Overall food insecurity in Harvesters’ Kansas service area counties ranges from a low of 9.7 percent of the population in Wabaunsee County, Kan. up to 17.5 percent in Riley County, Kan. Overall food insecurity in Harvesters’ Missouri service area counties ranges from a low of 10.7 percent of the population in Cass County, Mo. up to 16.2 percent in Jackson County, Mo.
The analysis also finds that 40.6 percent of residents in Harvesters’ service area who are food insecure are likely ineligible for federal nutrition assistance under current program requirements. This means that many households must rely even more on charitable food assistance from the more than 760 network partner agencies of Harvesters.
“It is disheartening to realize that thousands of children, seniors and hardworking, low-income adults in Kansas and Missouri continue to find it difficult to feed themselves and their families at the same time that our economy is showing many signs of improvement, including a substantial decline in the number of people who are unemployed,” said Valerie Nicholson-Watson, President and CEO of Harvesters. “This annual study by Feeding America underscores the importance of charitable food assistance programs provided by Harvesters and its network of partner agencies, as well as the need for strong federal nutrition programs.”
Harvesters serves a 26-county area of northwestern Missouri and northeastern Kansas, and provides food and related household products to more than 760 not-for-profit agencies including emergency food pantries, community kitchens, shelters and others. Agencies in Harvesters’ network provide food assistance to as many as 141,500 different people each month.

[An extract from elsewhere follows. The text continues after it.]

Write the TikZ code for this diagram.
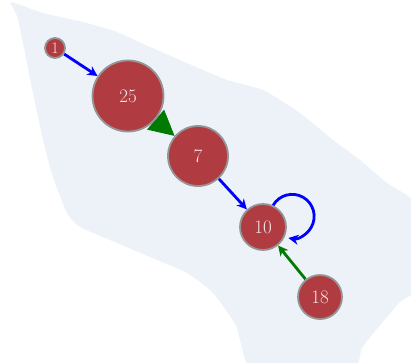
\documentclass[tikz,border=0pt]{standalone}
\usetikzlibrary{arrows.meta}
\definecolor{blobfill}{HTML}{EDF2F9}
\definecolor{nodefill}{HTML}{B03C42}
\definecolor{nodeline}{HTML}{959595}
\definecolor{labelcol}{HTML}{F4E6E6}
\definecolor{edgeblue}{HTML}{0000FF}
\definecolor{edgegreen}{HTML}{007A00}
\pgfdeclarelayer{back}
\pgfdeclarelayer{links}
\pgfsetlayers{back,links,main}
\tikzset{
  vertex/.style={circle, fill=nodefill, draw=nodeline, line width=1.8pt,
    inner sep=0pt, text=labelcol, font=\fontsize{19}{19}\selectfont},
  bluelink/.style={draw=edgeblue, line width=2.8pt,
    -{Stealth[length=10pt,width=10pt,inset=3pt]}},
  greenlink/.style={draw=edgegreen, line width=2.8pt,
    -{Stealth[length=10pt,width=10pt,inset=3pt]}},
  wedgelink/.style={draw=edgegreen, line width=1pt,
    -{Triangle[length=25pt,width=26pt]}, fill=edgegreen},
}
\begin{document}
\begin{tikzpicture}[x=1pt,y=-1pt]
\useasboundingbox (0,0) rectangle (411,362);
% light backdrop region, cut off at the frame
\begin{pgfonlayer}{back}
\begin{scope}
\clip (0,0) rectangle (411,362);
\fill[blobfill] plot[smooth cycle, tension=0.35] coordinates {
  (11,2) (43,13) (83,22) (117,32) (150,47) (187,63)
  (227,80) (263,90) (300,113) (333,140) (360,160) (387,183)
  (420,208) (420,285) (400,302) (376,330) (362,348) (350,372)
  (255,375) (236,326) (213,293) (187,273) (150,257) (110,240)
  (80,227) (67,213) (53,177) (43,140) (33,93) (23,43) (17,16)};
\end{scope}
\end{pgfonlayer}
% vertices
\node[vertex, minimum size=20pt, font=\fontsize{16}{16}\selectfont] (n1) at (55,48) {1};
\node[vertex, minimum size=71pt] (n25) at (128,96) {25};
\node[vertex, minimum size=60pt] (n7) at (198,156) {7};
\node[vertex, minimum size=46pt] (n10) at (263,227) {10};
\node[vertex, minimum size=44pt] (n18) at (320,297) {18};
% links
\begin{pgfonlayer}{links}
\draw[bluelink] (n1) -- (n25);
\draw[wedgelink] (n25) -- (n7);
\draw[bluelink] (n7) -- (n10);
\draw[bluelink] (n10.65) arc[start angle=150, end angle=-100, radius=22pt];
\draw[greenlink] (n18) -- (n10);
\end{pgfonlayer}
\end{tikzpicture}
\end{document}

Map the Meal Gap 2019 uses data from the U.S. Department of Agriculture, U.S. Census Bureau, U.S. Bureau of Labor Statistics and food price data and analysis provided by Nielsen, a global provider of information and insights. The study is supported by The Howard G. Buffett Foundation, Conagra Brands Foundation and Nielsen.
Key local findings:
Across the 26-counties Harvesters’ serves, 1 in 8, or 341,080 people are food insecure, which means they may have a meal today, but do not know if their family will have food tomorrow.

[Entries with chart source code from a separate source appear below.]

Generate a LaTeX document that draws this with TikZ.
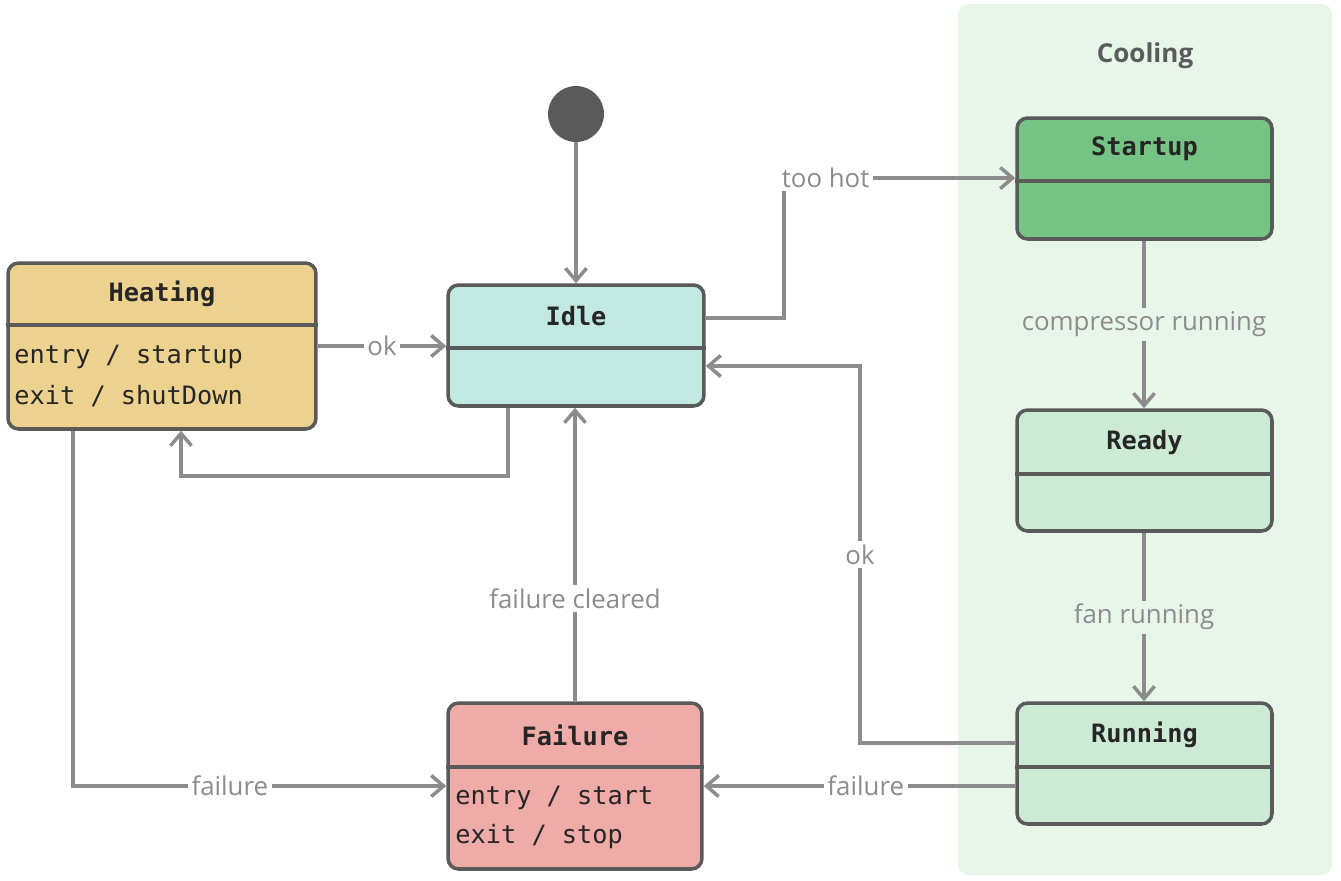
\documentclass[tikz,border=0pt]{standalone}
\usepackage{fontspec}
\setmainfont{Open Sans}
\setmonofont{DejaVu Sans Mono}
\usetikzlibrary{arrows.meta}

\definecolor{linegray}{HTML}{8C8C8C}
\definecolor{bordergray}{HTML}{5A5A5A}
\definecolor{idlefill}{HTML}{C1E9E2}
\definecolor{heatfill}{HTML}{ECD28E}
\definecolor{startfill}{HTML}{76C386}
\definecolor{coolfill}{HTML}{CDEAD4}
\definecolor{failfill}{HTML}{EFABA8}
\definecolor{coolbg}{HTML}{E8F5E9}

\begin{document}
\begin{tikzpicture}[x=0.02cm, y=-0.02cm,
  statebox/.style={draw=bordergray, line width=2pt, rounded corners=6pt, inner sep=0pt},
  divider/.style={draw=bordergray, line width=2pt},
  title/.style={font=\ttfamily\bfseries\fontsize{14.4}{17}\selectfont, text=black!85},
  body/.style={font=\ttfamily\fontsize{14.4}{17}\selectfont, text=black!85, anchor=west, inner sep=0pt},
  flow/.style={draw=linegray, line width=2pt, -{Straight Barb[length=7pt,width=12pt]}},
  lbl/.style={font=\fontsize{14.7}{17}\selectfont, text=linegray, fill=white, inner sep=2pt}]

\useasboundingbox (0,0) rectangle (1341,880);

% cooling region
\fill[coolbg, rounded corners=6pt] (958,4) rectangle (1332,875);
\node[font=\bfseries\fontsize{14.8}{17}\selectfont, text=bordergray] (coolingtitle) at (1145,56) {Cooling};

% initial state
\node[circle, fill=bordergray, minimum size=1.12cm, inner sep=0pt] (init) at (576,114) {};

% states
\node[statebox, fill=idlefill, minimum width=5.12cm, minimum height=2.42cm] (idle) at (576,345.5) {};
\draw[divider] (idle.west |- 0,348) -- (idle.east |- 0,348);
\node[title] (idletitle) at (576,316) {Idle};

\node[statebox, fill=heatfill, minimum width=6.16cm, minimum height=3.32cm] (heating) at (162,346) {};
\draw[divider] (heating.west |- 0,325) -- (heating.east |- 0,325);
\node[title] (heatingtitle) at (162,294) {Heating};
\node[body] (heatentry) at (14,357) {entry / startup};
\node[body] (heatexit) at (14,396) {exit / shutDown};

\node[statebox, fill=failfill, minimum width=5.08cm, minimum height=3.32cm] (failure) at (575,786) {};
\draw[divider] (failure.west |- 0,767) -- (failure.east |- 0,767);
\node[title] (failuretitle) at (575,735) {Failure};
\node[body] (failentry) at (455,798) {entry / start};
\node[body] (failexit) at (455,837) {exit / stop};

\node[statebox, fill=startfill, minimum width=5.1cm, minimum height=2.42cm] (startup) at (1144.5,178.5) {};
\draw[divider] (startup.west |- 0,181) -- (startup.east |- 0,181);
\node[title] (startuptitle) at (1144.5,149) {Startup};

\node[statebox, fill=coolfill, minimum width=5.1cm, minimum height=2.42cm] (ready) at (1144.5,470.5) {};
\draw[divider] (ready.west |- 0,474) -- (ready.east |- 0,474);
\node[title] (readytitle) at (1144.5,442) {Ready};

\node[statebox, fill=coolfill, minimum width=5.1cm, minimum height=2.42cm] (running) at (1144.5,763.5) {};
\draw[divider] (running.west |- 0,767) -- (running.east |- 0,767);
\node[title] (runningtitle) at (1144.5,735) {Running};

% transitions
\draw[flow] (init) -- (idle.north);
\draw[flow] (heating.east) -- node[lbl]{ok} (heating.east -| idle.west);
\draw[flow] (idle.east |- 0,318) -- (784,318) -- (784,178) -- node[lbl, pos=0.18]{too hot} (startup.west |- 0,178);
\draw[flow] (idle.south -| 508,0) -- (508,476) -- (181,476) -- (heating.south -| 181,0);
\draw[flow] (startup.south -| 1144,0) -- node[lbl, fill=coolbg]{compressor running} (ready.north -| 1144,0);
\draw[flow] (ready.south -| 1144,0) -- node[lbl, fill=coolbg]{fan running} (running.north -| 1144,0);
\draw[flow] (running.west |- 0,743) -- (860,743) -- node[lbl]{ok} (860,366) -- (idle.east |- 0,366);
\draw[flow] (running.west |- 0,786) -- node[lbl, pos=0.48]{failure} (failure.east |- 0,786);
\draw[flow] (heating.south -| 73,0) -- (73,786) -- node[lbl, pos=0.42]{failure} (failure.west |- 0,786);
\draw[flow] (failure.north) -- node[lbl, pos=0.35]{failure cleared} (failure.north |- idle.south);

\end{tikzpicture}
\end{document}
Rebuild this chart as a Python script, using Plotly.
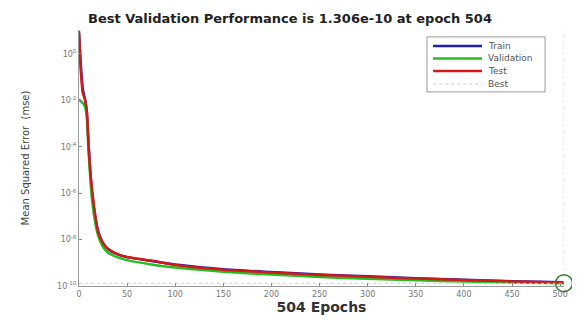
import plotly.graph_objects as go

# ---- data ----
epochs = [0, 2, 4, 6, 8, 10, 12, 14, 17, 20, 25, 30, 40, 50, 75, 100, 150, 200, 250, 300, 350, 400, 450, 504]

train_mse = [8.0, 0.3, 0.03, 0.012, 3.5e-3, 1.2e-4, 6e-6, 7e-7, 9e-8, 2.2e-8, 7e-9, 3.9e-9, 2.3e-9, 1.75e-9,
             1.2e-9, 8.5e-10, 5.3e-10, 4.0e-10, 3.1e-10, 2.6e-10, 2.15e-10, 1.85e-10, 1.6e-10, 1.45e-10]
val_mse = [1.1e-2, 9e-3, 7.5e-3, 5.5e-3, 2.2e-3, 6e-5, 3e-6, 3.5e-7, 5e-8, 1.4e-8, 4.8e-9, 2.8e-9, 1.7e-9, 1.3e-9,
           8.5e-10, 6.2e-10, 4.1e-10, 3.1e-10, 2.45e-10, 2.05e-10, 1.75e-10, 1.55e-10, 1.4e-10, 1.306e-10]
test_mse = [10.0, 0.16, 0.02, 0.012, 4e-3, 1.0e-4, 6.3e-6, 1.0e-6, 1.0e-7, 2.0e-8, 7e-9, 4e-9, 2.35e-9, 1.78e-9,
            1.25e-9, 8.0e-10, 5.0e-10, 3.8e-10, 3.0e-10, 2.5e-10, 2.1e-10, 1.8e-10, 1.58e-10, 1.42e-10]

best_epoch = 504
best_perf = 1.306e-10

series_names = ["Train", "Validation", "Test", "Best"]
series_colors = ["#1f1fb4", "#22c022", "#d01a1a", "#d8c8cc"]

y_tick_vals = [1e0, 1e-2, 1e-4, 1e-6, 1e-8, 1e-10]
y_tick_text = ["10<sup>0</sup>", "10<sup>-2</sup>", "10<sup>-4</sup>", "10<sup>-6</sup>", "10<sup>-8</sup>", "10<sup>-10</sup>"]
x_tick_vals = [0, 50, 100, 150, 200, 250, 300, 350, 400, 450, 500]

FONT = "DejaVu Sans, Liberation Sans, Arial, sans-serif"

fig = go.Figure()
for name, col, vals in zip(series_names[:3], series_colors[:3], [train_mse, val_mse, test_mse]):
    fig.add_trace(go.Scatter(x=epochs, y=vals, mode="lines", name=name, showlegend=False,
                             line=dict(color=col, width=2.5, shape="spline", smoothing=0.6)))
fig.add_trace(go.Scatter(x=[best_epoch, best_epoch, None, 0, best_epoch],
                         y=[best_perf, 12.0, None, best_perf, best_perf],
                         mode="lines", name="Best", showlegend=False,
                         line=dict(color="#c8d8c8", width=1, dash="dot")))
fig.add_trace(go.Scatter(x=[best_epoch], y=[best_perf], mode="markers", showlegend=False, cliponaxis=False,
                         marker=dict(symbol="circle-open", size=17, color="#3a7a3a", line=dict(width=1.5))))

# ---- manual legend (MATLAB-style compact box) ----
lx0, lx1, ly0, ly1 = 0.7175, 0.961, 0.758, 0.973
fig.add_shape(type="rect", xref="paper", yref="paper", x0=lx0, x1=lx1, y0=ly0, y1=ly1,
              line=dict(color="#999999", width=1), fillcolor="white", layer="above")
entry_y = [0.9375, 0.889, 0.840, 0.789]
for name, col, yy in zip(series_names, series_colors, entry_y):
    fig.add_shape(type="line", xref="paper", yref="paper", x0=0.730, x1=0.831, y0=yy, y1=yy,
                  line=dict(color=col, width=2.5 if name != "Best" else 1,
                            dash="solid" if name != "Best" else "dot"), layer="above")
    fig.add_annotation(x=0.839, y=yy, xref="paper", yref="paper", text=name, showarrow=False,
                       xanchor="left", yanchor="middle",
                       font=dict(family=FONT, size=9, color="#555555"))

# page body has an 8px margin, so the figure is 8px smaller and offset
fig.update_layout(
    width=572, height=316,
    margin=dict(l=71, r=16, t=22, b=38),
    paper_bgcolor="white", plot_bgcolor="white",
    font=dict(family=FONT, size=8, color="#666666"),
    title=dict(text="<b>Best Validation Performance is 1.306e-10 at epoch 504</b>",
               xref="container", x=0.493, xanchor="center", y=0.968, yanchor="middle",
               font=dict(family=FONT, size=13, color="#222222")),
    showlegend=False,
)
fig.update_xaxes(range=[0, 504], tickvals=x_tick_vals, ticks="inside", ticklen=3,
                 tickcolor="#888888", showgrid=False, zeroline=False, automargin=False,
                 showline=True, linecolor="#999999", linewidth=1,
                 title=dict(text="<b>504 Epochs</b>", font=dict(family=FONT, size=14, color="#333333"), standoff=3),
                 tickfont=dict(family=FONT, size=8, color="#777777"))
fig.update_yaxes(type="log", range=[-10, 1.03], tickvals=y_tick_vals, ticktext=y_tick_text,
                 ticks="inside", ticklen=3, tickcolor="#888888", showgrid=False, zeroline=False,
                 automargin=False, showline=True, linecolor="#999999", linewidth=1,
                 title=dict(text="Mean Squared Error  (mse)", font=dict(family=FONT, size=10, color="#444444"), standoff=25),
                 tickfont=dict(family=FONT, size=8, color="#777777"))

fig.write_html("out.html")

The new data shows hunger continues to be a problem in every county Harvesters serves, and that hungry people can be found everywhere – in rural, suburban and urban communities.
Hunger rates are higher for children (17 percent versus 13.3 percent for general population).

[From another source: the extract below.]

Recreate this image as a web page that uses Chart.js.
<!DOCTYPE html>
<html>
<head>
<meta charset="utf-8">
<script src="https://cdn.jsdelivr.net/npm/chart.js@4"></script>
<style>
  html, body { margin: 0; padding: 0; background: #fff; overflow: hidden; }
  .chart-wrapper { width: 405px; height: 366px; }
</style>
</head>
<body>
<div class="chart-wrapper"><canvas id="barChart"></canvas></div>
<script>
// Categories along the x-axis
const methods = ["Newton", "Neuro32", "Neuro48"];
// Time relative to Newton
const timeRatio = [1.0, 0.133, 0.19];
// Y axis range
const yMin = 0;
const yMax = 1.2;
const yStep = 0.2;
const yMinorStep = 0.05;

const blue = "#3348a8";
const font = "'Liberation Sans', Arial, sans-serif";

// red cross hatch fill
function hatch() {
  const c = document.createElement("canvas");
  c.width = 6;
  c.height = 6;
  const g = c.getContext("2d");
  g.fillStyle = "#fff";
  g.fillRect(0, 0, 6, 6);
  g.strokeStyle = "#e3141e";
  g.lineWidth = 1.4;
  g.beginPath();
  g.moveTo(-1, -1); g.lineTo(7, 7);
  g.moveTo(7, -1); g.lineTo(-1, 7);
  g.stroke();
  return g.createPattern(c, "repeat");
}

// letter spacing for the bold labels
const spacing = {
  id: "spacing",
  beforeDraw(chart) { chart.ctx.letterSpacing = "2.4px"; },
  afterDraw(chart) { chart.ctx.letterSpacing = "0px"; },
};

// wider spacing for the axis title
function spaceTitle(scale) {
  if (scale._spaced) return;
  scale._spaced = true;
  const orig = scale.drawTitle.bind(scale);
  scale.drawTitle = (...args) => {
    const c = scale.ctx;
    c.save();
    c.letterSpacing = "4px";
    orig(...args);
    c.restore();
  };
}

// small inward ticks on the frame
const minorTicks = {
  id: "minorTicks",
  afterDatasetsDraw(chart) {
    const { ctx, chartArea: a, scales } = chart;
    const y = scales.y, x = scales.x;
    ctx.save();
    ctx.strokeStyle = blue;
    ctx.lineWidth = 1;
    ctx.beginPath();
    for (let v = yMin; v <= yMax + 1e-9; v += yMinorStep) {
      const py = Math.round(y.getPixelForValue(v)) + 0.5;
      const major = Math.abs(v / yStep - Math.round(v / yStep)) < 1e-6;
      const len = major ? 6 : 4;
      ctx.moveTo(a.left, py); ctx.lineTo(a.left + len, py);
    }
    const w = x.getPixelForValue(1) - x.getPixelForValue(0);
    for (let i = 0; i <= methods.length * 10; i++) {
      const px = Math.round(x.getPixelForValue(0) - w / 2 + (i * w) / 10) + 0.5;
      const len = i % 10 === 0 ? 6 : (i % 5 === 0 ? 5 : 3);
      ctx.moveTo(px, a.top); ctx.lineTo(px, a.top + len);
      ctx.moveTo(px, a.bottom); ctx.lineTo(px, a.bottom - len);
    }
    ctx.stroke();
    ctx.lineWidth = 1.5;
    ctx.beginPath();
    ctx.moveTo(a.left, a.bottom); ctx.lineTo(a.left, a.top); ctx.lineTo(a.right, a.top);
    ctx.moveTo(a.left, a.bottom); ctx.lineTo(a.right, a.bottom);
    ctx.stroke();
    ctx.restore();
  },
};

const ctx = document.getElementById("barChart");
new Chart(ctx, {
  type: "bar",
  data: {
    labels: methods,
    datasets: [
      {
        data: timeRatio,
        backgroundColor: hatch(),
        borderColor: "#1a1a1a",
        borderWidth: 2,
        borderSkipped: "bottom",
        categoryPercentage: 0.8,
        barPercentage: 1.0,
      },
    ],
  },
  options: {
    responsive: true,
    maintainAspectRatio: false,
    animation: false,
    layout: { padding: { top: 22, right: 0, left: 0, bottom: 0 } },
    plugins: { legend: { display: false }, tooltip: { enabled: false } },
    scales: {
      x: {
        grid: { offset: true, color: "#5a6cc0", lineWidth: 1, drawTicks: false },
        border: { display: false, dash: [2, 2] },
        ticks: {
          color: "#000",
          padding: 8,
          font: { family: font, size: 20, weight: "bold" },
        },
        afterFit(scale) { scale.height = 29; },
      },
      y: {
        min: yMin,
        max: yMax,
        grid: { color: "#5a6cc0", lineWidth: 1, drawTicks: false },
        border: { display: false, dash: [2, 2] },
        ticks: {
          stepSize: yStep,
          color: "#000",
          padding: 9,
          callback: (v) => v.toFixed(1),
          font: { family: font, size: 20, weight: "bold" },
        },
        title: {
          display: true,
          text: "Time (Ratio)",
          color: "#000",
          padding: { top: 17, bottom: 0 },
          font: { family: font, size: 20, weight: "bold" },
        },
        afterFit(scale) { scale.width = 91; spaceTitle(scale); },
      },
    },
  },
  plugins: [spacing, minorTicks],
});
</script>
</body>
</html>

The study’s findings underscore the extent of need that remains in communities in Harvesters’ service area and across the U.S., despite national measures from the USDA that indicate overall improvement.
Dr. Craig Gundersen, Professor of Agricultural and Consumer Economics at the University of Illinois, Executive Director of the National Soybean Research Laboratory and a member of Feeding America’s Technical Advisory Group is the lead researcher of Map the Meal Gap 2019.
This is the ninth consecutive year that Feeding America has conducted the Map the Meal Gap study.
The Map the Meal Gap 2019 interactive map allows policymakers, state agencies, corporate partners, food banks and advocates to develop integrated strategies to fight hunger on a community level.
A summary of the findings, an interactive map of the United States, and the full report are available at map.feedingamerica.org.